(Plotting code records)
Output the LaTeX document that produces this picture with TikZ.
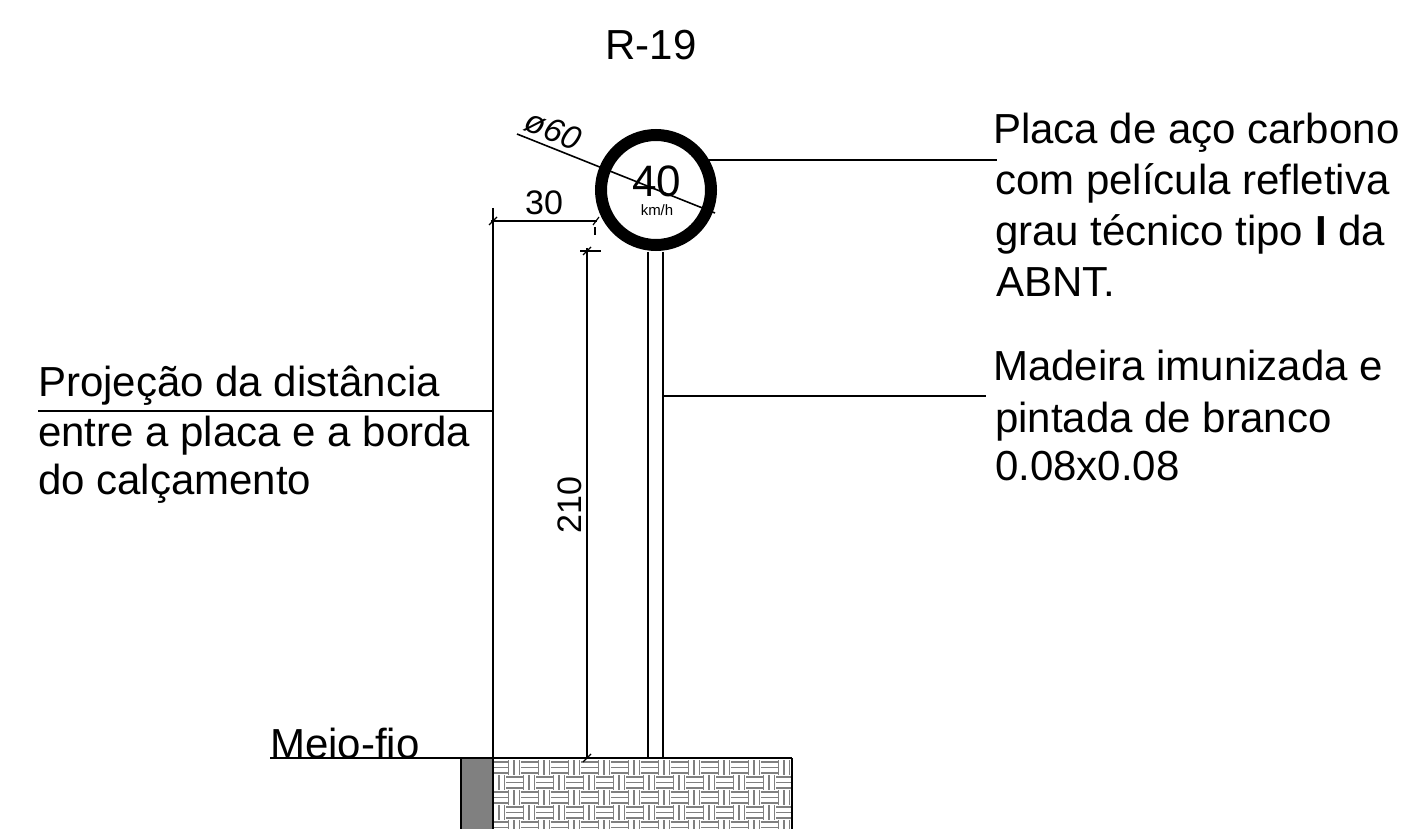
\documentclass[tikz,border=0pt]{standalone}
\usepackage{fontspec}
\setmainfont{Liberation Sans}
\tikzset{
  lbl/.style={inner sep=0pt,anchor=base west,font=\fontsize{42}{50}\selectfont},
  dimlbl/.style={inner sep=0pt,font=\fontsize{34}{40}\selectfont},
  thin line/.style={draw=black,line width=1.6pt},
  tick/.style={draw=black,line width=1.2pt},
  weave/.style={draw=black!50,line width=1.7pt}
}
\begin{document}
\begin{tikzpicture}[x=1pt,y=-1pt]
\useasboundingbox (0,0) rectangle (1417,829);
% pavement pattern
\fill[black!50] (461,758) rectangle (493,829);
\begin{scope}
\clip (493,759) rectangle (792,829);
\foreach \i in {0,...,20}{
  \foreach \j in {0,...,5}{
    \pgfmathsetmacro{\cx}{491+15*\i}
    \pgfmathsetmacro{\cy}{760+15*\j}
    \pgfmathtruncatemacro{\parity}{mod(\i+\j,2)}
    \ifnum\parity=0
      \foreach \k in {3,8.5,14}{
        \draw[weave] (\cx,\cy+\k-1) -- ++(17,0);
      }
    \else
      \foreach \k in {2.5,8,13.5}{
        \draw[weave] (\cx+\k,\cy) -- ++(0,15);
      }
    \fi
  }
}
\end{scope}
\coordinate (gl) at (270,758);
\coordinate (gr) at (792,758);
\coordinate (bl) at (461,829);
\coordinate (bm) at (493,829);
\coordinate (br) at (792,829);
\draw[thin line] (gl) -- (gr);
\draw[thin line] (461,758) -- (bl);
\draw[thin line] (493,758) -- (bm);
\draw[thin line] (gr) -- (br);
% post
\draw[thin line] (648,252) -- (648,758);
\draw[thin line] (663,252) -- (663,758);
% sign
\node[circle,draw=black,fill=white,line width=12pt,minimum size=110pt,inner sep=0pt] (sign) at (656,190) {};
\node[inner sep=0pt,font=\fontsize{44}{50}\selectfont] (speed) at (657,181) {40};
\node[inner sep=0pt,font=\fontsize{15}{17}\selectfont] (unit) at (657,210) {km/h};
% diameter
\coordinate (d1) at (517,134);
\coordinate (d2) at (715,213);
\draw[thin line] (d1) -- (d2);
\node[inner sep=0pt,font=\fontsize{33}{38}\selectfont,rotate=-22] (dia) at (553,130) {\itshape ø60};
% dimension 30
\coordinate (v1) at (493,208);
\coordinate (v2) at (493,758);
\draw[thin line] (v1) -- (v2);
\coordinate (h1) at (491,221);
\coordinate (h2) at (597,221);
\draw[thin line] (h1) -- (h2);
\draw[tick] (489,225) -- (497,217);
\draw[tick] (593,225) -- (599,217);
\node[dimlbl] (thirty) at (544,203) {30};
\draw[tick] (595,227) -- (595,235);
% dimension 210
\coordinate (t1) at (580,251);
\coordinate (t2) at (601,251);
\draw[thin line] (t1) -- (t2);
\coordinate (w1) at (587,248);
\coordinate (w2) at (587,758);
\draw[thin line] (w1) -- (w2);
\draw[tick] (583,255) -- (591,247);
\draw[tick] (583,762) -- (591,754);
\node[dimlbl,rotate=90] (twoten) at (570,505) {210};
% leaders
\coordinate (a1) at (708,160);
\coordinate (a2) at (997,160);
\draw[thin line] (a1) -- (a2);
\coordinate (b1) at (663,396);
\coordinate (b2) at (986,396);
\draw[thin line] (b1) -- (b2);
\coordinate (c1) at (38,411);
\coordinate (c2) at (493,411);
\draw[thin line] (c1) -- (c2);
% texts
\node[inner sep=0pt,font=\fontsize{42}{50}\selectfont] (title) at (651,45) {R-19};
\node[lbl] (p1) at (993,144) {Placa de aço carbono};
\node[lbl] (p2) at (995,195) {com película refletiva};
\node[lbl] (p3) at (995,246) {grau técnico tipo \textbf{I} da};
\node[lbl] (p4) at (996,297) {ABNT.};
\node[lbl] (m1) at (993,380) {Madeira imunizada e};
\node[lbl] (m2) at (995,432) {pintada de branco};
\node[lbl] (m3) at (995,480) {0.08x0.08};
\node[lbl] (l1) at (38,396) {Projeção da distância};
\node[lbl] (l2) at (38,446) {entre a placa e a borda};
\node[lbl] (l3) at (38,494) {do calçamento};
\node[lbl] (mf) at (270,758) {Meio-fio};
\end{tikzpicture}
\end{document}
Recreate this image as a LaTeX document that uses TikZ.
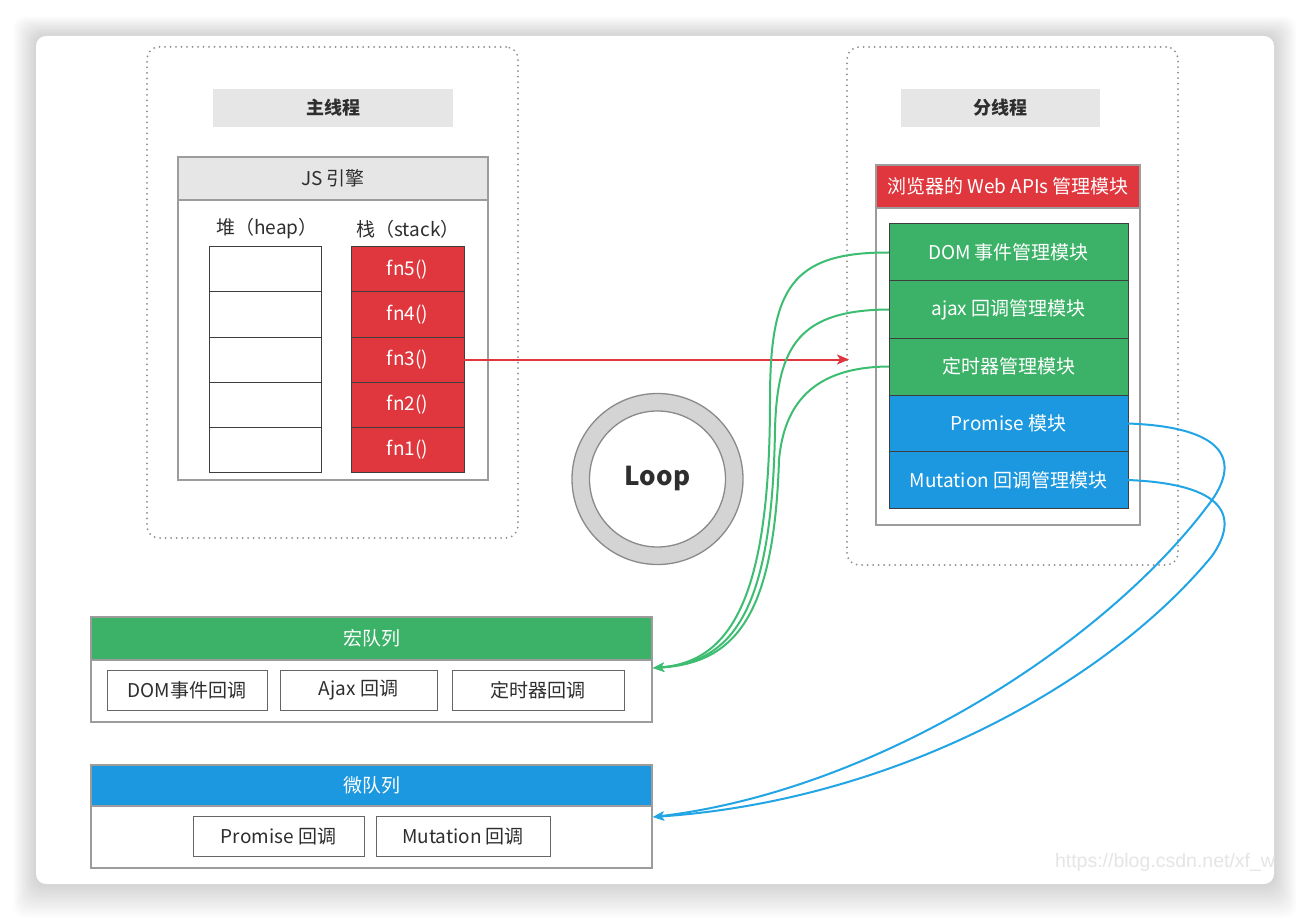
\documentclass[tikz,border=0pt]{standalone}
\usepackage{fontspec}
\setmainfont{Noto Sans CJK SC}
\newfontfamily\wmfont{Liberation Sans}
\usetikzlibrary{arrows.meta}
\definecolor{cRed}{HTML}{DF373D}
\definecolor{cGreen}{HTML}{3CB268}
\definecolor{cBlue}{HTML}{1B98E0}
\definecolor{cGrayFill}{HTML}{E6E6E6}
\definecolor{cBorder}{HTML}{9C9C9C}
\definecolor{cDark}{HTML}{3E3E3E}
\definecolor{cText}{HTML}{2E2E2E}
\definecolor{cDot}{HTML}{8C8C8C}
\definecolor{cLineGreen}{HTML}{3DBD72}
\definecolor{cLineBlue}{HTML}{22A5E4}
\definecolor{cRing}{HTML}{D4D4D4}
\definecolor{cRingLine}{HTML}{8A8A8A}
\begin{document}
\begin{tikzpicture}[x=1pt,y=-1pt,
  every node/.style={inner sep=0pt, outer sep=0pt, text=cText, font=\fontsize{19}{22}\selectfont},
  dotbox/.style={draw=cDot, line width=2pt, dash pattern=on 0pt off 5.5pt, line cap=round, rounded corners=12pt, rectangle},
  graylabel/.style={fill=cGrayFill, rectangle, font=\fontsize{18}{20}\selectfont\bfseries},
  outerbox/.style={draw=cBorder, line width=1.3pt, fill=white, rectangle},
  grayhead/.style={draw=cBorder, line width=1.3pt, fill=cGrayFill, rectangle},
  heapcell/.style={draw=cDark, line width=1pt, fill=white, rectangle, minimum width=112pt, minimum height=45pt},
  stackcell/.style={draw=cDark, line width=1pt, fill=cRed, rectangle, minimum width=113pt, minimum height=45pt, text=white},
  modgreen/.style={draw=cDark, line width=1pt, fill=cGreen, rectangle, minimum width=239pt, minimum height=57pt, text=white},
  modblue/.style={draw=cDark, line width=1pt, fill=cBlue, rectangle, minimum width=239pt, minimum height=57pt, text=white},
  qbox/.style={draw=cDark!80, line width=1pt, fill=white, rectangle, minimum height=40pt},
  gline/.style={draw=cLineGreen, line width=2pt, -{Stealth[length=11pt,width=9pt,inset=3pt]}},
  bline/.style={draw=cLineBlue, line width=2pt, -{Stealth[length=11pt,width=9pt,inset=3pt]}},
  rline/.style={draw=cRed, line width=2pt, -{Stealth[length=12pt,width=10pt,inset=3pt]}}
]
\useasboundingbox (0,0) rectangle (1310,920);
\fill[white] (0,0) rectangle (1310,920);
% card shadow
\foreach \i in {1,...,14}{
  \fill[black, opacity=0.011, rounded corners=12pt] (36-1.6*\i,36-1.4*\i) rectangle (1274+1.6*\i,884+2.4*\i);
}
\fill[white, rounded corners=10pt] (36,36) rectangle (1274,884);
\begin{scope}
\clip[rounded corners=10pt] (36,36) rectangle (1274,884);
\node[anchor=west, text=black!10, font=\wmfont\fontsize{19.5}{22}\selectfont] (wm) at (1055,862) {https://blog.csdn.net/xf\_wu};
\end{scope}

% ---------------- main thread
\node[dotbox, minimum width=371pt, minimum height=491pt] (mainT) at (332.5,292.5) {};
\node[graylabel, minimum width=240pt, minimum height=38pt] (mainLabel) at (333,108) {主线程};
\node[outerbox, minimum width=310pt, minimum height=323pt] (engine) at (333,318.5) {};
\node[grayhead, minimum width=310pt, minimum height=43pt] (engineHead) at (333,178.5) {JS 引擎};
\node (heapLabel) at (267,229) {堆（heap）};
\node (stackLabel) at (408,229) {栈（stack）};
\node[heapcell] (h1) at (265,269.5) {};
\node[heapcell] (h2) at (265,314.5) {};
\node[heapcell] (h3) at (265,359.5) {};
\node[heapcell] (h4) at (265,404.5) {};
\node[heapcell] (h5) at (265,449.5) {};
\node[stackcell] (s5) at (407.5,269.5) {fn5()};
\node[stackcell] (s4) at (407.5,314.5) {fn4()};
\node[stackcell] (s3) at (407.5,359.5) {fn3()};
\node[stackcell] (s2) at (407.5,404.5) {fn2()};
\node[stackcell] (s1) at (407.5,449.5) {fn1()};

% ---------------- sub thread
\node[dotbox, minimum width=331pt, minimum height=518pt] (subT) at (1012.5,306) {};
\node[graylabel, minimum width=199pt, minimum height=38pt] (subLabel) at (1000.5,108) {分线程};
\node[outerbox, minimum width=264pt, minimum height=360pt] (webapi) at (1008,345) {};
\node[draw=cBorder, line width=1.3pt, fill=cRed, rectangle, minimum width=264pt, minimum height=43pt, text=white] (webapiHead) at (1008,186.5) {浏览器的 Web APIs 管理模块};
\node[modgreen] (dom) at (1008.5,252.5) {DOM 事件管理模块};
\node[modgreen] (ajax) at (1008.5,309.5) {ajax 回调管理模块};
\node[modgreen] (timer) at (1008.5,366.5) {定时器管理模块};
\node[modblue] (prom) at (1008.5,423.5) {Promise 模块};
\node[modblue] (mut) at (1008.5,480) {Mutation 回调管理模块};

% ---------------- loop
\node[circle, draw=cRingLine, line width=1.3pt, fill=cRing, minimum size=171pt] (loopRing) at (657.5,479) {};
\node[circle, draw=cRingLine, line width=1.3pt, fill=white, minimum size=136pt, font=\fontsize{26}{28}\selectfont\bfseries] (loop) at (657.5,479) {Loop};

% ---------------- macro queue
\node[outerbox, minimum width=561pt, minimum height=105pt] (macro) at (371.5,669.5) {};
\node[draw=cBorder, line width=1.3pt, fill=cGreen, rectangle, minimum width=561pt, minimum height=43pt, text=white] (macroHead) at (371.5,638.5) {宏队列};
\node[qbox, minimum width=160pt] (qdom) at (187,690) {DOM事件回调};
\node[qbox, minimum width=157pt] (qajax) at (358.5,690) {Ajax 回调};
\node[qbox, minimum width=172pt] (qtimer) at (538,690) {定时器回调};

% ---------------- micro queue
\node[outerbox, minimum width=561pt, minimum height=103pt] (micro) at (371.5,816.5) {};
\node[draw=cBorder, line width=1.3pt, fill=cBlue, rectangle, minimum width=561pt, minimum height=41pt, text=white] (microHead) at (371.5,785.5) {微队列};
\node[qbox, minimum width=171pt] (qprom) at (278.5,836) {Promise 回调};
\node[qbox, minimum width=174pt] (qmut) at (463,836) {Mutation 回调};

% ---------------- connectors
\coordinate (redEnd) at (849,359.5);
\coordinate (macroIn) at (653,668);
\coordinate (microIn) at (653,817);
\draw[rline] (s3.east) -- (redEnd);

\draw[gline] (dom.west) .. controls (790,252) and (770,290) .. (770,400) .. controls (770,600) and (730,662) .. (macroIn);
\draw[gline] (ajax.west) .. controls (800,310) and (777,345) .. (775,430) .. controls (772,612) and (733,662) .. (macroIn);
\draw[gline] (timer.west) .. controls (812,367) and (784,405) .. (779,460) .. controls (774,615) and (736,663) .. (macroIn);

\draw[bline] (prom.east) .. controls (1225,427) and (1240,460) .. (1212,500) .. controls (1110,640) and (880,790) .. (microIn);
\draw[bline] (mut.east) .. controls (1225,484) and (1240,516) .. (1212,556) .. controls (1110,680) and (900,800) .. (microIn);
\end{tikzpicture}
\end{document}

--- Set exercise ---
Find the word "that" in the entries, and copy every line it shows up in.

--- Right answer ---
Output the LaTeX document that produces this picture with TikZ.
Recreate this image as a LaTeX document that uses TikZ.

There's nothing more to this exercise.